Fr. Roger J. Landry
The Anchor
Putting Into the Deep
October 5, 2007
The editorial on the left of this page focuses on Pope Benedict’s recent description of the inadequacy of a cold scientific study of God and the truths of the faith. God should never be a rarified object of research, but is rather a personal subject who invites us to enter into an intimate dialogue of life and love. For that reason, the true study of God needs to occur, as Benedict says, on one’s knees, in an attitude of humble awe and adoration.
This distinction between studying God merely with the head and studying him with one’s whole person — head, heart, and knees — pertains not just to theologians. It is relevant to the life of every Catholic believer. It is also something deeply desired not just by the vicar of Christ on earth but by his Boss.

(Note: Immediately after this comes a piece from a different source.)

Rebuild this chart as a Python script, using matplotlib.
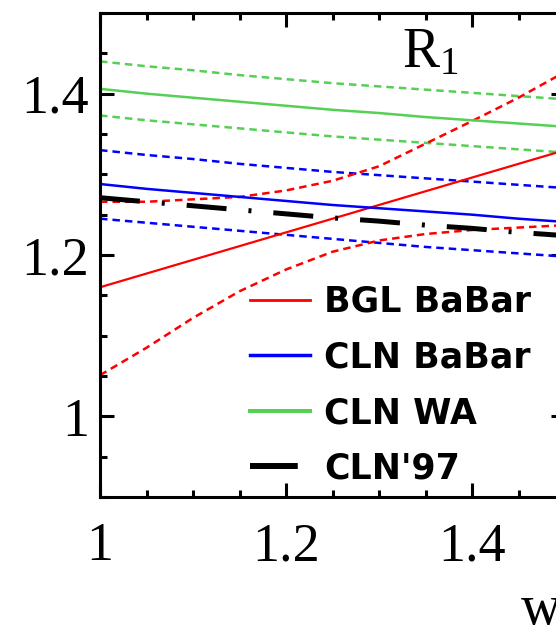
import matplotlib
matplotlib.use("Agg")
import matplotlib.pyplot as plt
import numpy as np
from matplotlib.ticker import MultipleLocator

# recoil w and the R1 curves
w = [1.00, 1.05, 1.10, 1.15, 1.20, 1.25, 1.30, 1.35, 1.40, 1.45, 1.50]

bgl_babar = [1.160, 1.177, 1.194, 1.211, 1.228, 1.245, 1.262, 1.279, 1.296, 1.313, 1.330]
bgl_babar_hi = [1.266, 1.266, 1.269, 1.272, 1.280, 1.292, 1.310, 1.338, 1.366, 1.395, 1.427]
bgl_babar_lo = [1.051, 1.085, 1.122, 1.155, 1.182, 1.204, 1.218, 1.226, 1.231, 1.234, 1.237]

cln_babar = [1.288, 1.282, 1.277, 1.272, 1.267, 1.262, 1.258, 1.254, 1.250, 1.245, 1.241]
cln_babar_hi = [1.330, 1.324, 1.319, 1.313, 1.308, 1.303, 1.299, 1.295, 1.291, 1.287, 1.283]
cln_babar_lo = [1.245, 1.240, 1.235, 1.230, 1.225, 1.220, 1.215, 1.210, 1.206, 1.202, 1.198]

cln_wa = [1.406, 1.400, 1.395, 1.390, 1.385, 1.380, 1.376, 1.371, 1.367, 1.363, 1.359]
cln_wa_hi = [1.440, 1.434, 1.429, 1.423, 1.418, 1.413, 1.409, 1.405, 1.401, 1.397, 1.393]
cln_wa_lo = [1.373, 1.367, 1.362, 1.357, 1.352, 1.347, 1.343, 1.339, 1.335, 1.331, 1.327]

cln97 = [1.271, 1.266, 1.261, 1.256, 1.251, 1.246, 1.242, 1.237, 1.233, 1.228, 1.224]

RED = "#ff0000"
BLUE = "#0000ff"
GREEN = "#55d055"
dotted = (0, (3, 2))

plt.rcParams["font.family"] = ["Liberation Serif", "DejaVu Serif"]
plt.rcParams["mathtext.fontset"] = "custom"
plt.rcParams["mathtext.rm"] = "Liberation Serif"

fig = plt.figure(figsize=(5.56, 6.25), dpi=100)
ax = fig.add_axes([100 / 556, 128 / 625, 465 / 556, 484 / 625])

ax.plot(w, cln_wa_hi, color=GREEN, lw=1.8, ls=dotted)
ax.plot(w, cln_wa_lo, color=GREEN, lw=1.8, ls=dotted)
ax.plot(w, cln_babar_hi, color=BLUE, lw=1.8, ls=dotted)
ax.plot(w, cln_babar_lo, color=BLUE, lw=1.8, ls=dotted)
ax.plot(w, bgl_babar_hi, color=RED, lw=1.8, ls=dotted)
ax.plot(w, bgl_babar_lo, color=RED, lw=1.8, ls=dotted)

ax.plot(w, bgl_babar, color=RED, lw=1.6, label="BGL BaBar")
ax.plot(w, cln_babar, color=BLUE, lw=1.8, label="CLN BaBar")
ax.plot(w, cln_wa, color=GREEN, lw=1.8, label="CLN WA")
ax.plot(w, cln97, color="black", lw=3.6, ls=(0, (8, 4.4, 0.6, 4.4)), label="CLN'97")

ax.set_xlim(1.0, 1.5)
ax.set_ylim(0.9, 1.5)
ax.xaxis.set_major_locator(MultipleLocator(0.2))
ax.xaxis.set_minor_locator(MultipleLocator(0.05))
ax.yaxis.set_major_locator(MultipleLocator(0.2))
ax.yaxis.set_minor_locator(MultipleLocator(0.05))
fmt = plt.FuncFormatter(lambda v, p: "1" if abs(v - 1) < 1e-9 else f"{v:.1f}")
ax.xaxis.set_major_formatter(fmt)
ax.yaxis.set_major_formatter(fmt)

ax.tick_params(which="both", direction="in", top=True, right=True, width=2.2, labelsize=39)
ax.tick_params(which="major", length=10)
ax.tick_params(which="minor", length=5)
ax.tick_params(axis="y", pad=8)
ax.tick_params(axis="x", pad=18)
for s in ax.spines.values():
    s.set_linewidth(2.2)

ax.text((402 - 100) / 465, 1 - (67 - 13) / 484, r"$\mathregular{R_1}$", transform=ax.transAxes,
        fontsize=40, ha="left", va="baseline")

fig.text(521 / 556, 1 / 625, "w", fontsize=40, ha="left", va="baseline")

leg = ax.legend(loc="upper left", bbox_to_anchor=(250 / 556, 1 - 285 / 625), bbox_transform=fig.transFigure,
                frameon=False, prop={"family": "DejaVu Sans", "weight": "bold", "size": 25},
                handlelength=1.72, handletextpad=0.42, labelspacing=0.62, borderpad=0, borderaxespad=0)
for line, lw in zip(leg.get_lines(), [2.0, 2.5, 2.9, 4.3]):
    line.set_linewidth(lw)

fig.savefig("out.png", dpi=100)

In the 12th century, for example, the Lord Jesus appeared to Blessed Juliana of Liege and asked her to propagate in the Church love and devotion for him in the holy Eucharist. It was not enough for Christ that his people know about the reality of the Lord’s presence or conceptualize accurately the doctrine of transubstantiation. He wished for these truths to pass from from their head to their heart to their knees, from knowledge to love to devotion.
From these apparitions came ultimately not just the feast of Corpus Christi, but a much greater appreciation for the daily sacrifice of the Mass and for Eucharistic adoration. The Catholic faithful grew to recognize that if they truly believed in Jesus’ real presence, and loved the Lord, then their love must be expressed in concrete acts of piety
Even more than adoration to Him in the Eucharist, however, the Lord has sought to establish veneration of his merciful love. This month we celebrate the feast days of two saints he chose to help foster this devotion.
The first is St. Margaret Mary Alacoque, whose birthday into eternal life we mark on October 16. In 1673, the Lord began to appear to this humble Visitation sister in France, and asked her to spread the devotion to his Sacred Heart. In asking for this devotion, the Lord was seeking veneration not only of his sacred humanity but in particular his divine love symbolized by his heart. His heart was offended and wounded, he said, by the sins and sacrileges of the age, particularly the neglect and disrespect of him in the Eucharist. But more than anything, his heart still beat with merciful love and he desired for people to come to receive that forgiveness.
From this one cloistered sister in a small French village, this devotion to the Lord’s mercy spread throughout the world. Statues depicting the Lord’s heart, crowned with thorns, yet still burning with love propagated to all Christian lands, as houses, families, whole nations and countless Churches were consecrated to the Sacred Heart.
After 250 years, however, the hearts of many Catholics had grown cold to the love of the Lord’s Sacred Heart. For that reason, the Lord acted again. This time he chose as his “secretary” the Polish nun whose feast day we celebrate today, St. Faustina Kowalska.
In the 1930s, in a series of divine locutions and apparitions, Jesus asked her to spread throughout the globe devotion to his divine mercy. It wasn’t enough that Catholics know about his mercy. Jesus wanted them to love his mercy, recognize their need for it, come to receive it from him in the sacrament of confession, and then spread that mercy toward others.
Jesus dictated to St. Faustina five practices he desired to help bring about in his people this awareness of their need for mercy, their seeking it, and their sharing it.
The first was an image depicting Jesus in an act of blessing, with white and red rays emanating from his heart symbolic of the blood and water that flowed from his heart when upon the Cross; underneath the image was to be the saying, “Jesus, I trust in you!” The Lord wanted people to visualize his mercy flowing from his wounded side and renew their confidence in its saving power
The second practice was the hour of mercy, in which he asked the faithful to stop what they’re doing at 3 pm each day and unite themselves to his merciful act of salvation upon the Cross.
The third was the chaplet of divine mercy, in which he asked the faithful to pray a rosary of mercy to God the Father, offering the Father Jesus’ own sacrifice in expiation for their and others’ sins.
The fourth practice was a novena of mercy in which they would for the forgiveness of various groups of sinners.
The fifth and last was the establishment of Divine Mercy Sunday as the culmination of the Easter Octave and on which the Church always recalls in the Gospel the establishment of the sacrament on confession. Pope John Paul II established Divine Mercy Sunday throughout the Church in 2000, on the day he canonized St. Faustina.
The Lord was asking for devotion not for his sake but for ours. St. Faustina and St. Margaret Mary both not only spread this devotion but lived it.
They are shining models for us about how to let the reality of God’s merciful love move from our minds, to our hearts, to our knees.